Whether the business owner was aware the child had special needs or not is not the issue. It’s a matter of common decency. It’s just about being nice to others.
The others could have and should have been nicer to the mother and her child, understanding that he’s not wanting to bother anyone but also, the mother needs to understand that intentional or not, it is disruptive and forcing everyone else to endure it is not all that kind.
And to pressure the business owner to have to choose between one disruptive customer and the rest that are being disturbed is not fair to him.
This is where the escape routes come into play. If your child is not stopping, if you may be bothering others… use that escape route, go do something else and try again another day. It’s called practice for a reason.

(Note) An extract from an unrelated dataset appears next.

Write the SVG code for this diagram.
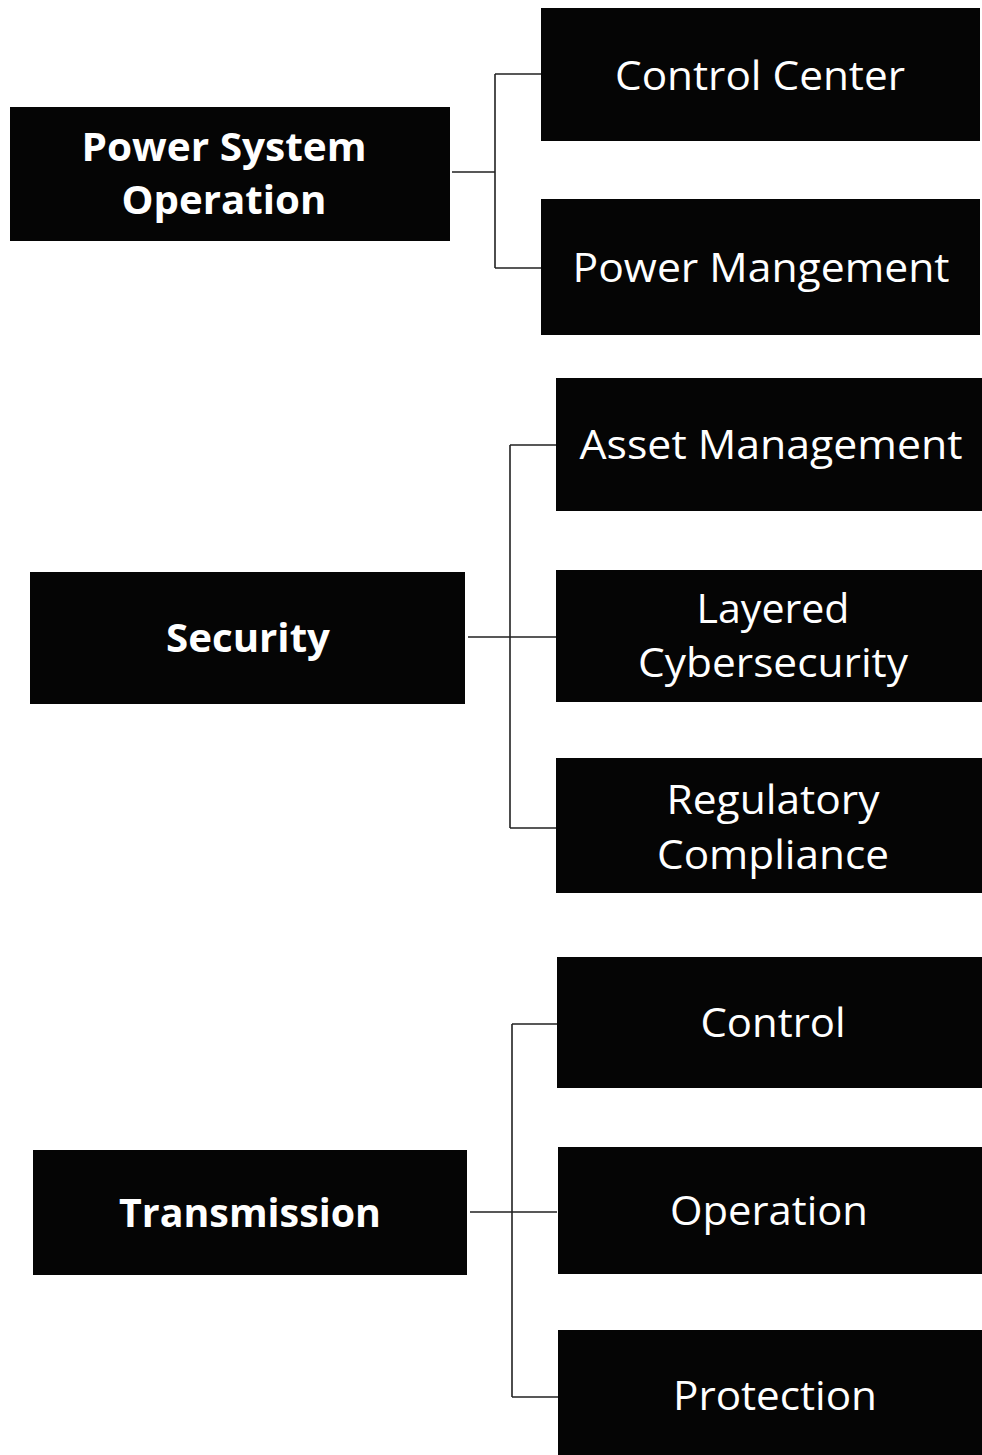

If it’s just not going to happen, don’t despair
All the tips and practice in the world just won’t do it sometimes. Unfortunately, not every child is the same and that means that not every child is going to be able to cope with restaurants.
Find yourself a babysitter, get some respite… what ever you need, if you need your restaurant meals sometimes. Otherwise, save your money and eat in.
Your child will not miss out on life by not going into a restaurant to eat. It’s unfortunate and I can sympathize but remember, you are sparing your child from actual fears, anxieties and even pain.
Sensory overload is a very serious problem that can be much worse than torture.
Your child isn’t just being a bad kid while out, they’re in pain. And you not going out really is for the best.
We’re all in different situations
We’ve either done well or not or we’ve had to give up… it’s a hard road either which way and we have reasons for being where we’re at. When we see others do something differently, it’s natural for us to question it or tell them they’re doing something wrong.
The truth is though that not every child will do well with practice, not every child should be kept home because of one bad outing.
Don’t feel bad, don’t feel embarrassed. Always have an escape route and do what you feel is best for your child.